Interesting detail and a question: why does the ElasticApm.currentSpan()
returns a different instance for every invocation, even though it's still the same?
Note that, the warning mentioned trying to deactivate/end a span aac...
(which was the parent span for the first request) when the active span was instead e43...
(which was the parent span for the second request).
This seems like a delayed deactivation, that was even able to happen between different threads.
The warning/issue only happens if I have the custom span for Apache HTTP async.
The warning/issue also happens if I create the custom span with ElasticApm.currentTransaction().startSpan
instead of ElasticApm.currentSpan().startSpan
.
The effect of this delayed deactivation is the following::
Request number 1:
Request number 2:
Note that, the first transaction doesn't know about it's render span at all.

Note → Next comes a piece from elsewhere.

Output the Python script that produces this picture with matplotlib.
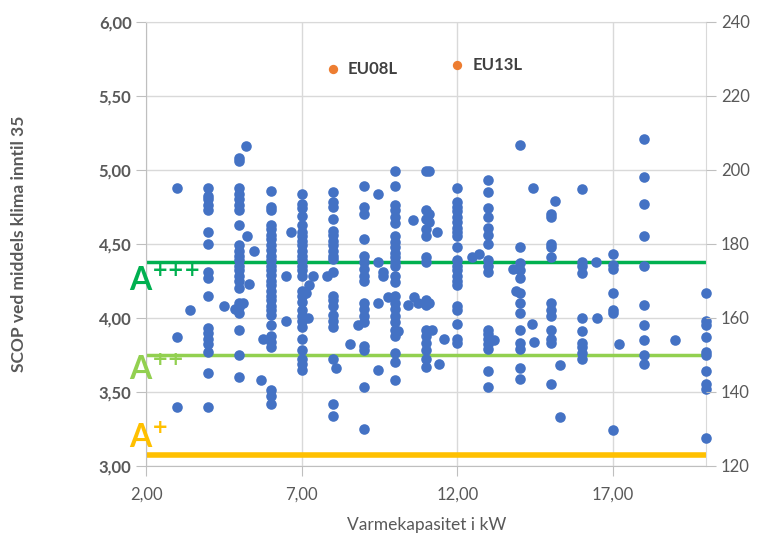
import numpy as np
import matplotlib.pyplot as plt

plt.rcParams['font.family'] = ['Lato', 'DejaVu Sans']

# SCOP values per heat pump, grouped by rated capacity (kW)
kw3 = [4.88, 3.87, 3.40]
kw4 = [4.88, 4.82, 4.80, 4.76, 4.73, 4.58, 4.50, 4.31, 4.27, 4.15, 3.93, 3.90,
       3.86, 3.82, 3.77, 3.63, 3.40]
kw5 = [5.08, 5.06, 4.88, 4.84, 4.80, 4.76, 4.73, 4.63, 4.49, 4.45, 4.42, 4.39,
       4.35, 4.32, 4.28, 4.25, 4.20, 4.10, 4.07, 4.03, 3.92, 3.75, 3.60]
kw6 = [4.86, 4.75, 4.73, 4.63, 4.60, 4.56, 4.53, 4.49, 4.46, 4.42, 4.39, 4.35,
       4.32, 4.29, 4.25, 4.22, 4.18, 4.15, 4.12, 4.08, 4.05, 4.02, 3.95, 3.88,
       3.84, 3.80, 3.51, 3.47, 3.42]
kw7 = [4.84, 4.77, 4.74, 4.69, 4.63, 4.58, 4.55, 4.52, 4.49, 4.45, 4.42, 4.39,
       4.35, 4.32, 4.28, 4.18, 4.15, 4.11, 4.05, 4.01, 3.98, 3.94, 3.86, 3.78,
       3.72, 3.69, 3.65]
kw8 = [4.85, 4.78, 4.75, 4.67, 4.59, 4.56, 4.52, 4.49, 4.45, 4.42, 4.40, 4.31,
       4.15, 4.12, 4.08, 4.02, 3.98, 3.94, 3.72, 3.42, 3.34]
kw9 = [4.89, 4.75, 4.70, 4.53, 4.42, 4.38, 4.33, 4.28, 4.25, 4.10, 4.06, 4.01,
       3.97, 3.81, 3.78, 3.53, 3.25]
kw10 = [4.99, 4.89, 4.76, 4.73, 4.68, 4.64, 4.55, 4.51, 4.48, 4.44, 4.41, 4.38,
        4.35, 4.28, 4.24, 4.15, 4.10, 4.06, 4.01, 3.97, 3.92, 3.88, 3.76, 3.70,
        3.58]
kw11 = [4.99, 4.73, 4.67, 4.60, 4.55, 4.41, 4.38, 4.12, 4.09, 3.92, 3.88, 3.83,
        3.78, 3.72, 3.67]
kw12 = [4.88, 4.78, 4.75, 4.72, 4.68, 4.65, 4.61, 4.58, 4.55, 4.48, 4.39, 4.35,
        4.32, 4.28, 4.25, 4.22, 4.08, 4.05, 3.96, 3.86, 3.83]
kw13 = [4.93, 4.85, 4.74, 4.68, 4.61, 4.56, 4.50, 4.39, 4.35, 4.31, 3.92, 3.89,
        3.86, 3.82, 3.79, 3.64, 3.53]
kw14 = [5.17, 4.48, 4.37, 4.32, 4.27, 4.17, 4.10, 4.03, 3.92, 3.83, 3.79, 3.66,
        3.59]
kw15 = [4.70, 4.68, 4.50, 4.48, 4.41, 4.10, 4.05, 4.01, 3.92, 3.86, 3.83, 3.55]
kw16 = [4.87, 4.38, 4.35, 4.30, 4.00, 3.91, 3.83, 3.80, 3.76, 3.72]
kw17 = [4.43, 4.36, 4.33, 4.17, 4.05, 4.03, 3.24]
kw18 = [5.21, 4.95, 4.77, 4.55, 4.35, 4.09, 3.95, 3.85, 3.75, 3.69]
kw20 = [4.17, 3.98, 3.95, 3.87, 3.77, 3.75, 3.64, 3.55, 3.52, 3.19]

# units with capacities between the round values
other_kw = [3.4, 4.5, 4.85, 5.1, 5.2, 5.25, 5.48, 5.32, 5.7, 5.75, 6.48, 6.48,
            6.66, 7.35, 7.25, 7.15, 7.2, 7.8, 8.1, 8.56, 8.8, 9.44, 9.44, 9.6,
            9.6, 9.44, 9.44, 9.77, 10.1, 10.57, 10.4, 10.6, 10.75, 11.1, 11.1,
            11.1, 11.1, 11.2, 11.36, 11.57, 11.4, 12.48, 12.7, 13.18, 13.8,
            13.87, 14.43, 14.4, 14.45, 15.13, 15.3, 15.3, 16.46, 16.5, 17.18,
            18.98]
other_scop = [4.05, 4.08, 4.06, 4.10, 5.16, 4.55, 4.45, 4.23, 3.58, 3.86, 4.28,
              3.98, 4.58, 4.28, 4.22, 4.17, 4.00, 4.28, 3.66, 3.82, 3.95, 4.84,
              4.38, 4.31, 4.28, 4.10, 3.65, 4.14, 3.91, 4.66, 4.09, 4.14, 4.10,
              4.99, 4.70, 4.65, 4.10, 3.92, 4.58, 3.86, 3.69, 4.41, 4.43, 3.85,
              4.33, 4.18, 4.88, 3.96, 3.84, 4.79, 3.68, 3.33, 4.375, 4.00, 3.82,
              3.85]

eu_names = ['EU08L', 'EU13L']
eu_kw = [8.0, 12.0]
eu_scop = [5.68, 5.71]

class_names = ['+++', '++', '+']
class_limits = [4.375, 3.75, 3.075]
class_colors = ['#00B050', '#92D050', '#FFC000']

groups = [(3, kw3), (4, kw4), (5, kw5), (6, kw6), (7, kw7), (8, kw8), (9, kw9),
          (10, kw10), (11, kw11), (12, kw12), (13, kw13), (14, kw14),
          (15, kw15), (16, kw16), (17, kw17), (18, kw18), (20, kw20)]
x = np.concatenate([[k] * len(v) for k, v in groups] + [other_kw])
y = np.concatenate([v for k, v in groups] + [other_scop])

grey = '#595959'
fig = plt.figure(figsize=(7.57, 5.33), dpi=100)
ax = fig.add_axes([0.193, 0.126, 0.74, 0.833])

lw = [2.5, 2.5, 4]
for lim, col, w in zip(class_limits, class_colors, lw):
    ax.plot([2, 20], [lim, lim], color=col, lw=w, zorder=2,
            solid_capstyle='butt')

ax.scatter(x, y, s=58, color='#4472C4', zorder=3, clip_on=False,
           linewidths=0)
ax.scatter(eu_kw, eu_scop, s=45, color='#ED7D31', zorder=3, linewidths=0)
for n, xx, yy in zip(eu_names, eu_kw, eu_scop):
    ax.annotate(n, (xx, yy), xytext=(11, 0), textcoords='offset points',
                va='center', ha='left', fontsize=12, fontweight='bold',
                color='#404040')

# energy class labels
label_y = [4.19, 3.59, 3.13]
for name, yy, col in zip(class_names, label_y, class_colors):
    ax.text(1.47, yy, 'A', color=col, fontsize=23, fontweight='bold',
            va='baseline', ha='left', clip_on=False, zorder=4)
    ax.annotate(name, (1.47, yy), xytext=(16, 13.5),
                textcoords='offset points', color=col, fontsize=14,
                fontweight='bold', family='DejaVu Sans', va='center',
                ha='left', annotation_clip=False, zorder=4)

ax.set_xlim(2, 20)
ax.set_ylim(3, 6)
ax.set_xticks([2, 7, 12, 17])
ax.set_xticklabels(['2,00', '7,00', '12,00', '17,00'])
yt = np.arange(3, 6.01, 0.5)
ax.set_yticks(yt)
ax.set_yticklabels([f'{v:.2f}'.replace('.', ',') for v in yt],
                   fontweight='bold')
ax.grid(True, color='#D9D9D9', lw=1, zorder=0)
ax.set_axisbelow(True)
for s in ['top', 'right']:
    ax.spines[s].set_color('#D9D9D9')
for s in ['left', 'bottom']:
    ax.spines[s].set_color('#BFBFBF')
ax.tick_params(axis='both', colors='#BFBFBF', labelcolor=grey,
               labelsize=12, length=7)
ax.tick_params(axis='x', pad=8)
ax.set_xlabel('Varmekapasitet i kW', fontsize=12.5, color=grey, labelpad=10)
ax.set_ylabel('SCOP ved middels klima inntil 35', fontsize=12.5,
              fontweight='bold', color=grey, labelpad=52)

ax2 = ax.twinx()
ax2.set_ylim(120, 240)
ax2.set_yticks(np.arange(120, 241, 20))
ax2.tick_params(colors='#BFBFBF', labelcolor=grey, labelsize=12, length=7)
for s in ax2.spines.values():
    s.set_visible(False)

fig.savefig('out.png', dpi=100)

I could always disable instrumentation and create the transaction myself: I think I would be able to setup all spans I want properly. However, I'd like to use as much automatic instrumentation as possible, and I'm trying to make the supported technologies and my frameworks coexist well.
I could provide more information about a scenario like that (like the raw docs), or more testing, if needed.
I have to say that I'm still amazed at how much quality and benefit I was able to achieve with such little effort. You guys are all amazing, and I'm glad I'm having the chance to work with Elastic APM.
Also, I had to remove a lot of stuff from the original thread description, as I found that there's a limit of 7k chars for it (logs and code were simplified a lot, but it should still be readable). Let me know if anything seems out of place, I can provide the full version for each section.